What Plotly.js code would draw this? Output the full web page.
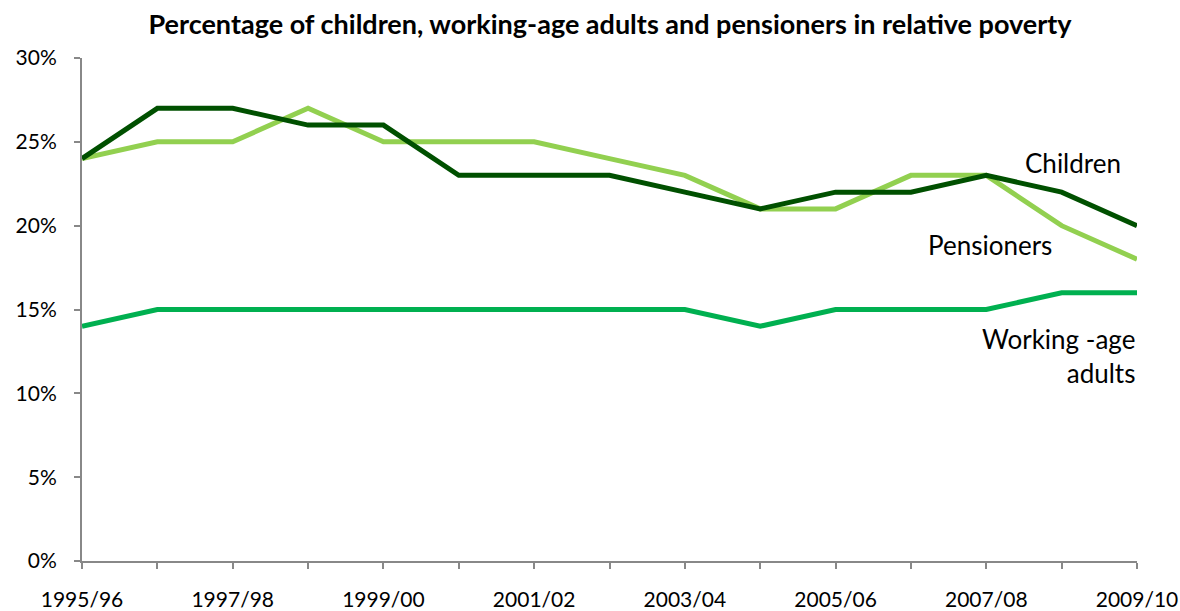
<!DOCTYPE html>
<html>
<head>
<meta charset="utf-8">
<script src="https://cdn.plot.ly/plotly-3.0.1.min.js"></script>
<style>html,body{margin:0;padding:0;background:#fff}#chart{width:1180px;height:611px}</style>
</head>
<body>
<div id="chart"></div>
<script>
const years = ["1995/96","1996/97","1997/98","1998/99","1999/00","2000/01","2001/02","2002/03","2003/04","2004/05","2005/06","2006/07","2007/08","2008/09","2009/10"];
const children = [24,27,27,26,26,23,23,23,22,21,22,22,23,22,20];
const pensioners = [24,25,25,27,25,25,25,24,23,21,21,23,23,20,18];
const workingAge = [14,15,15,15,15,15,15,15,15,14,15,15,15,16,16];
const yTicks = [0,5,10,15,20,25,30];

const font = "Lato, 'Open Sans', sans-serif";
const traces = [
  {x: years, y: workingAge, name: "Working-age adults", mode: "lines", line: {color: "#00b050", width: 5}},
  {x: years, y: pensioners, name: "Pensioners", mode: "lines", line: {color: "#92d050", width: 5}},
  {x: years, y: children, name: "Children", mode: "lines", line: {color: "#005000", width: 5}}
];
const layout = {
  width: 1180, height: 611,
  margin: {l: 82, r: 43, t: 58, b: 50},
  paper_bgcolor: "#fff", plot_bgcolor: "#fff",
  showlegend: false,
  title: {text: "<b>Percentage of children, working-age adults and pensioners in relative poverty</b>", x: 0.517, xanchor: "center", y: 0.96, yanchor: "middle", font: {family: font, size: 27, color: "#000"}},
  xaxis: {
    type: "category", range: [0, years.length - 1],
    tickmode: "array", tickvals: years,
    ticktext: years.map((y, i) => i % 2 === 0 ? y : ""),
    ticks: "outside", ticklen: 6, tickcolor: "#888", tickwidth: 2,
    showline: true, linecolor: "#888", linewidth: 2,
    showgrid: false, zeroline: false,
    ticklabelstandoff: 13,
    tickfont: {family: font, size: 21, color: "#000"}
  },
  yaxis: {
    range: [0, 30], tickmode: "array", tickvals: yTicks,
    ticktext: yTicks.map(v => v + "%"),
    ticks: "outside", ticklen: 6, tickcolor: "#888", tickwidth: 2,
    showline: true, linecolor: "#888", linewidth: 2,
    showgrid: false, zeroline: false,
    ticklabelstandoff: 13,
    tickfont: {family: font, size: 21, color: "#000"}
  },
  annotations: [
    {x: 13.15, y: 23.75, xref: "x", yref: "y", text: "Children", showarrow: false, xanchor: "center", yanchor: "middle", font: {family: font, size: 26, color: "#000"}},
    {x: 12.05, y: 18.85, xref: "x", yref: "y", text: "Pensioners", showarrow: false, xanchor: "center", yanchor: "middle", font: {family: font, size: 26, color: "#000"}},
    {x: 14, y: 12.2, xref: "x", yref: "y", text: "Working -age<br>adults", align: "right", showarrow: false, xanchor: "right", yanchor: "middle", font: {family: font, size: 26, color: "#000"}}
  ]
};
Plotly.newPlot("chart", traces, layout, {displayModeBar: false, staticPlot: true});
</script>
</body>
</html>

########

Repeat the full listing above exactly, with no pictures in the copy.

=== SOLUTION TO THE EXERCISE ===
What Plotly.js code would draw this? Output the full web page.
<!DOCTYPE html>
<html>
<head>
<meta charset="utf-8">
<script src="https://cdn.plot.ly/plotly-3.0.1.min.js"></script>
<style>html,body{margin:0;padding:0;background:#fff}#chart{width:1180px;height:611px}</style>
</head>
<body>
<div id="chart"></div>
<script>
const years = ["1995/96","1996/97","1997/98","1998/99","1999/00","2000/01","2001/02","2002/03","2003/04","2004/05","2005/06","2006/07","2007/08","2008/09","2009/10"];
const children = [24,27,27,26,26,23,23,23,22,21,22,22,23,22,20];
const pensioners = [24,25,25,27,25,25,25,24,23,21,21,23,23,20,18];
const workingAge = [14,15,15,15,15,15,15,15,15,14,15,15,15,16,16];
const yTicks = [0,5,10,15,20,25,30];

const font = "Lato, 'Open Sans', sans-serif";
const traces = [
  {x: years, y: workingAge, name: "Working-age adults", mode: "lines", line: {color: "#00b050", width: 5}},
  {x: years, y: pensioners, name: "Pensioners", mode: "lines", line: {color: "#92d050", width: 5}},
  {x: years, y: children, name: "Children", mode: "lines", line: {color: "#005000", width: 5}}
];
const layout = {
  width: 1180, height: 611,
  margin: {l: 82, r: 43, t: 58, b: 50},
  paper_bgcolor: "#fff", plot_bgcolor: "#fff",
  showlegend: false,
  title: {text: "<b>Percentage of children, working-age adults and pensioners in relative poverty</b>", x: 0.517, xanchor: "center", y: 0.96, yanchor: "middle", font: {family: font, size: 27, color: "#000"}},
  xaxis: {
    type: "category", range: [0, years.length - 1],
    tickmode: "array", tickvals: years,
    ticktext: years.map((y, i) => i % 2 === 0 ? y : ""),
    ticks: "outside", ticklen: 6, tickcolor: "#888", tickwidth: 2,
    showline: true, linecolor: "#888", linewidth: 2,
    showgrid: false, zeroline: false,
    ticklabelstandoff: 13,
    tickfont: {family: font, size: 21, color: "#000"}
  },
  yaxis: {
    range: [0, 30], tickmode: "array", tickvals: yTicks,
    ticktext: yTicks.map(v => v + "%"),
    ticks: "outside", ticklen: 6, tickcolor: "#888", tickwidth: 2,
    showline: true, linecolor: "#888", linewidth: 2,
    showgrid: false, zeroline: false,
    ticklabelstandoff: 13,
    tickfont: {family: font, size: 21, color: "#000"}
  },
  annotations: [
    {x: 13.15, y: 23.75, xref: "x", yref: "y", text: "Children", showarrow: false, xanchor: "center", yanchor: "middle", font: {family: font, size: 26, color: "#000"}},
    {x: 12.05, y: 18.85, xref: "x", yref: "y", text: "Pensioners", showarrow: false, xanchor: "center", yanchor: "middle", font: {family: font, size: 26, color: "#000"}},
    {x: 14, y: 12.2, xref: "x", yref: "y", text: "Working -age<br>adults", align: "right", showarrow: false, xanchor: "right", yanchor: "middle", font: {family: font, size: 26, color: "#000"}}
  ]
};
Plotly.newPlot("chart", traces, layout, {displayModeBar: false, staticPlot: true});
</script>
</body>
</html>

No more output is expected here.